I still loved the game. I loved pulling on the Gold Coast Rip Tide jersey and hearing the crowd swell when I broke the line. The American football drills that had once seemed tedious — acceleration off the mark, blocking mechanics in tight contact and split-second reads — now gave me an edge.

But now steadiness looked different.

It looked like a small house near the coast.

Like dark hair streaked with red spread across my pillow.

Like walking into my parents’ kitchen with her hand in mine and realizing I’d brought home the one person I never wanted to leave behind.

The true miracle was getting to bring this girl home — my girl — and watching my mum fall in love with her within about three seconds. It was her letting me prove not everyone walks away. Letting me prove I’d stay. Letting me prove I wanted to.

I still loved the game, and always would, but I didn't need it the way I used to.

I had something better to come home to.

Tori leaned back against the kitchen island, arms crossed, with the kind of challenging spark in her eyes that always undid me.

“You need to stop looking at me like that.” I blew out a harsh breath, stepped between her knees and braced my palms on the counter behind her.

“Aww, is someone needy?” she drawled, hooking a finger into the waistband of my shorts like she owned the place, like she owned me. “You’ll have to catch me first, Pretty Boy. There's no reward without a little effort first.”

In an instant, the adrenaline from practice, the chaos left over from Janet’s rampage on the street and the chaos of my day all melted away.

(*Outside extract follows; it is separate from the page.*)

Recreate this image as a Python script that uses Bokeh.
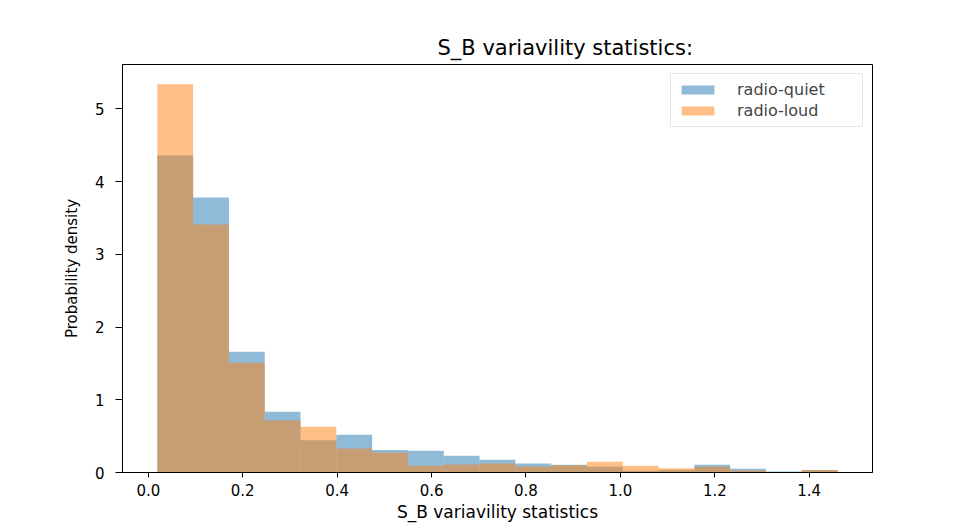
import numpy as np
from bokeh.plotting import figure
from bokeh.models import Range1d, FixedTicker, PrintfTickFormatter, Legend, LegendItem
from bokeh.embed import file_html
from bokeh.resources import INLINE

# histogram bins (19 equal bins) and densities
bin_lo = 0.0191
bin_hi = 1.460
n_bins = 19
quiet = [4.36, 3.78, 1.66, 0.835, 0.445, 0.52, 0.31, 0.30, 0.23, 0.175,
         0.125, 0.105, 0.078, 0.025, 0.035, 0.105, 0.05, 0.015, 0.033]
loud = [5.34, 3.41, 1.51, 0.715, 0.63, 0.33, 0.275, 0.092, 0.11, 0.125,
        0.083, 0.10, 0.147, 0.092, 0.06, 0.078, 0.028, 0.0, 0.035]
x_ticks = [0.0, 0.2, 0.4, 0.6, 0.8, 1.0, 1.2, 1.4]
y_ticks = [0, 1, 2, 3, 4, 5]

edges = np.linspace(bin_lo, bin_hi, n_bins + 1)
left = edges[:-1]
right = edges[1:]

FONT = "DejaVu Sans"

p = figure(width=960, height=526, output_backend="svg", toolbar_location=None,
           x_range=Range1d(-0.0547, 1.534), y_range=Range1d(0, 5.61),
           min_border_left=122, min_border_right=88, min_border_top=64, min_border_bottom=54)

p.title.text = "S_B variavility statistics:"
p.title.text_font = FONT
p.title.text_font_size = "21px"
p.title.text_font_style = "normal"
p.title.text_color = "black"
p.title.align = "left"
p.title.offset = 315

r1 = p.quad(left=left, right=right, top=quiet, bottom=0, fill_color="#1f77b4",
            fill_alpha=0.5, line_color=None)
r2 = p.quad(left=left, right=right, top=loud, bottom=0, fill_color="#ff7f0e",
            fill_alpha=0.5, line_color=None)

legend = Legend(items=[LegendItem(label="radio-quiet", renderers=[r1]),
                       LegendItem(label="radio-loud", renderers=[r2])],
                location="top_right")
legend.label_text_font = FONT
legend.label_text_font_size = "16px"
legend.label_standoff = 19
legend.label_width = 119
legend.label_height = 19
legend.glyph_width = 41
legend.glyph_height = 11
legend.spacing = 2
legend.padding = 6
legend.margin = 9
legend.border_line_color = "#d0d0d0"
legend.border_line_width = 1
legend.background_fill_alpha = 0.8
p.add_layout(legend)

p.xgrid.visible = False
p.ygrid.visible = False
p.outline_line_color = "black"
p.outline_line_width = 1

for ax in (p.xaxis[0], p.yaxis[0]):
    ax.axis_line_color = "black"
    ax.major_tick_line_color = "black"
    ax.major_tick_in = 0
    ax.minor_tick_line_color = None
    ax.major_label_text_font = FONT
    ax.major_label_text_font_size = "15px"
    ax.major_label_text_color = "black"
    ax.axis_label_text_font = FONT
    ax.axis_label_text_font_style = "normal"
    ax.axis_label_text_color = "black"

p.xaxis.major_tick_out = 5
p.yaxis.major_tick_out = 7
p.xaxis.major_label_standoff = 6
p.yaxis.major_label_standoff = 11
p.xaxis.ticker = FixedTicker(ticks=x_ticks)
p.xaxis.formatter = PrintfTickFormatter(format="%.1f")
p.yaxis.ticker = FixedTicker(ticks=y_ticks)
p.xaxis.axis_label = "S_B variavility statistics"
p.yaxis.axis_label = "Probability density"
p.xaxis.axis_label_text_font_size = "17px"
p.yaxis.axis_label_text_font_size = "15px"
p.xaxis.axis_label_standoff = 3
p.yaxis.axis_label_standoff = 11

open("out.html", "w").write(file_html(p, INLINE))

All that remained was her, looking at me as if I were hers to ruin.

My breath whooshed out of my lungs in a rush in a single, low sound. “Oh, you really want to play, huh?”

Tori’s full lips quirked into a slow, wicked smile as she walked her fingers up my torso, the muscles tensing under her touch.

“And you’re dying for me to scratch your back open again, aren’t you?”

A low groan rumbled through my chest as I rested my palms on her hips, my thumbs stroking slow, deliberate circles on her skin. The air thickened between us in a warm, teasing, familiar way.

Tori pressed up on her toes, her lips brushing the edge of my jaw, sending bolts of pleasure zapping down my spine.

“If you catch me before I make it to the bedroom, I’ll let you choose everything for the rest of the night … but if I make it there first, you’ll edge yourself for me. As long as I want you to.”

I chuckled darkly. “Wrong move, Love. I’ve got you. Every time.”

Her teeth grazed my throat. “Prove it.”

Gathering her hair in my fist, I yanked her head back and sucked hard on her neck.

“Run.”

Tori whirled around, the sound of her bare feet slapping against the hardwood echoing through the room and sending my blood pumping. Her delighted laughter bounced off the hallway walls … and the chase began.

We had weathered the storm and made it beyond. Life with her was wild and wonderful, and although no one can predict the future, we were embracing it together, hand in hand, without looking back.

As long as we had each other, we could face everything.